Here's what Hikerkind actually did differently: crossbody paneling that wraps across the chest and creates an asymmetric hem. Not as a styling flourish — though it does look sharp — but because that double layer adds the thermal equivalent of roughly 1.5 extra layers of warmth at the core. The whole thing weighs 4.9 ounces. That's it. That's the trick.

A woman models a cream textured asymmetrical wrap sweater and a light beige skirt with visible stitching.

The other thing Hikerkind did that nobody else seems to have bothered with: they designed it specifically for women. Not in the 'shrink it and pink it' sense, but from the ground up. Women generally run cooler than men and lose heat faster once they stop moving. Most Alpha garments are engineered around constant high output — the never-stop-moving crowd, Strava segments, that sort of thing. Hikerkind co-founder Chelsea Rizzo put it plainly to Field Mag: "Our result is a piece of gear that feels more aligned with how women actually hike, camp, and spend time outdoors." Meaning: including the parts where you're standing still, eating a cold lunch at a windy saddle, waiting for your tent partner to figure out the poles.

A woman in a cream fuzzy wrap-style turtleneck sweater, light mini skirt, and brown hiking boots stands on a white background.
A smiling woman in a textured cream hoodie pulls up her hood, with snowy mountains in the background.

We found the neck opening a bit snug to pull over your head and the hood fitted tight — standard tech-fleece stuff, built to layer under a helmet or beanie. The chest panel read as unusual at first glance, maybe even unnecessary, until the thermal logic clicked. A proper alpine test is still pending — a Pacific Northwest heat wave has a way of making midlayers feel academic — but the construction holds up on the rack.

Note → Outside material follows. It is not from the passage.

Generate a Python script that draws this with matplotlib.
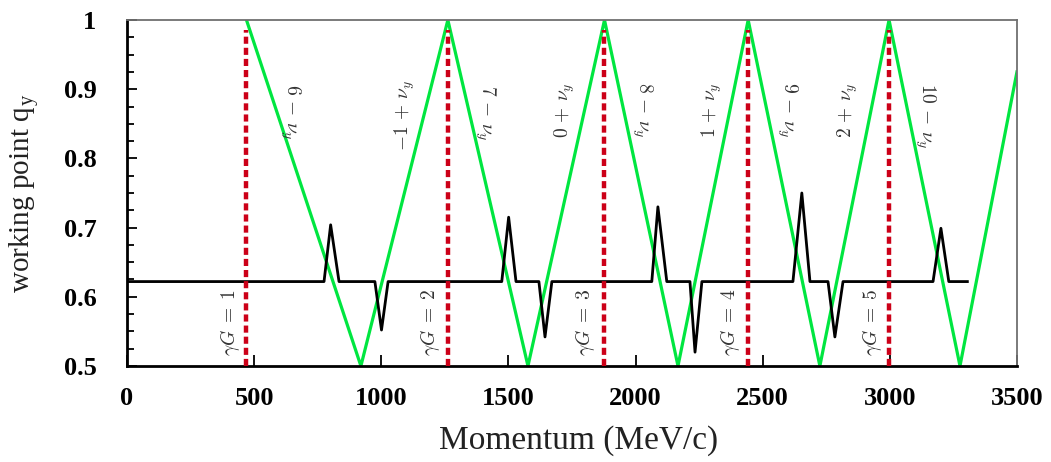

A person in a beige textured hoodie pulls the hood down, revealing part of their face, strongly backlit by golden sunlight.

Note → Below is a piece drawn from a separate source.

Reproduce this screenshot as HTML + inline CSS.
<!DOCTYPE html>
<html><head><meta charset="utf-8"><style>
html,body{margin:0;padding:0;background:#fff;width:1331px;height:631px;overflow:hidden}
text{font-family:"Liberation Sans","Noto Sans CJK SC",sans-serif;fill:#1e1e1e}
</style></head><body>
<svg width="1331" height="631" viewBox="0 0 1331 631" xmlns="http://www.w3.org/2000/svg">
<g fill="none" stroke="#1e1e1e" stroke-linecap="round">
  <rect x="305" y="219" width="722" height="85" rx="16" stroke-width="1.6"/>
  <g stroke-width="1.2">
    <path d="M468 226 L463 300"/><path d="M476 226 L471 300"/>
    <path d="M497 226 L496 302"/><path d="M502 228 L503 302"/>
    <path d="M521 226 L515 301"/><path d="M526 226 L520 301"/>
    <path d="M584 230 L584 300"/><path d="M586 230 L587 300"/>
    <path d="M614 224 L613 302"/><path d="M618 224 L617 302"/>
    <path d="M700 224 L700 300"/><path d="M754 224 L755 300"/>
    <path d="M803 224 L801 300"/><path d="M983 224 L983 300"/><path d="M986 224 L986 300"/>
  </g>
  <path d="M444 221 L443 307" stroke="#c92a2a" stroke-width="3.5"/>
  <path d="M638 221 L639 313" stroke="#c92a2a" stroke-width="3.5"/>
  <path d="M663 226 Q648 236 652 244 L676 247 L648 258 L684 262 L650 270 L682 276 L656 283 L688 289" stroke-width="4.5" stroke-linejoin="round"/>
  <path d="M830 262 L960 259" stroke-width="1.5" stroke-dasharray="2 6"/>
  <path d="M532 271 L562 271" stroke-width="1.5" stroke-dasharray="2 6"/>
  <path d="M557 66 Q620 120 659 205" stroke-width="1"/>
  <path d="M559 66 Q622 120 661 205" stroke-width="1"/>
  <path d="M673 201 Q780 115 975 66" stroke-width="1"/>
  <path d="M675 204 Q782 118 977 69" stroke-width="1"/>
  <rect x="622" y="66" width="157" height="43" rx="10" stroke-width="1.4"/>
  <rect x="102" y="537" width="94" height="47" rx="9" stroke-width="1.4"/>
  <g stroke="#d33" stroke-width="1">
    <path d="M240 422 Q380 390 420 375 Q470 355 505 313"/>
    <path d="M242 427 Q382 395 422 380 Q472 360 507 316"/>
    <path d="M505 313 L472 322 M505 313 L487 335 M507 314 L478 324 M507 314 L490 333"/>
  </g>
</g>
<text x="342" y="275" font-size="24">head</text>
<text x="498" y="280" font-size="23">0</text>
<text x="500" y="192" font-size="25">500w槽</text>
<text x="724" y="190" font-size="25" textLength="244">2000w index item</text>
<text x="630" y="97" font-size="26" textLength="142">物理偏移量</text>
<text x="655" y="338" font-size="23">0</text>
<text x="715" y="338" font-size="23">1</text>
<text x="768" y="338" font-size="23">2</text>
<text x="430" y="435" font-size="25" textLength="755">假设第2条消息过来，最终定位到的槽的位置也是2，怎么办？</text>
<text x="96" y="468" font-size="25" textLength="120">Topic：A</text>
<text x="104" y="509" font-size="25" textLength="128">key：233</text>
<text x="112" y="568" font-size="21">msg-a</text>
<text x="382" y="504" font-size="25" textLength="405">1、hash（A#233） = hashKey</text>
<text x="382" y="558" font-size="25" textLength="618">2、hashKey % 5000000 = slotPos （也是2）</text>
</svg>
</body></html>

The larger point isn't really about this one jacket. It's about the fact that a small brand looked at a fabric that has inspired nearly identical designs from dozens of companies — including some genuinely innovative ones — and found an actual new angle. No brand-deal energy. No hero shot on a summit with a color-matched pack. Just a considered design decision rooted in how people actually use gear. That's rarer than it should be.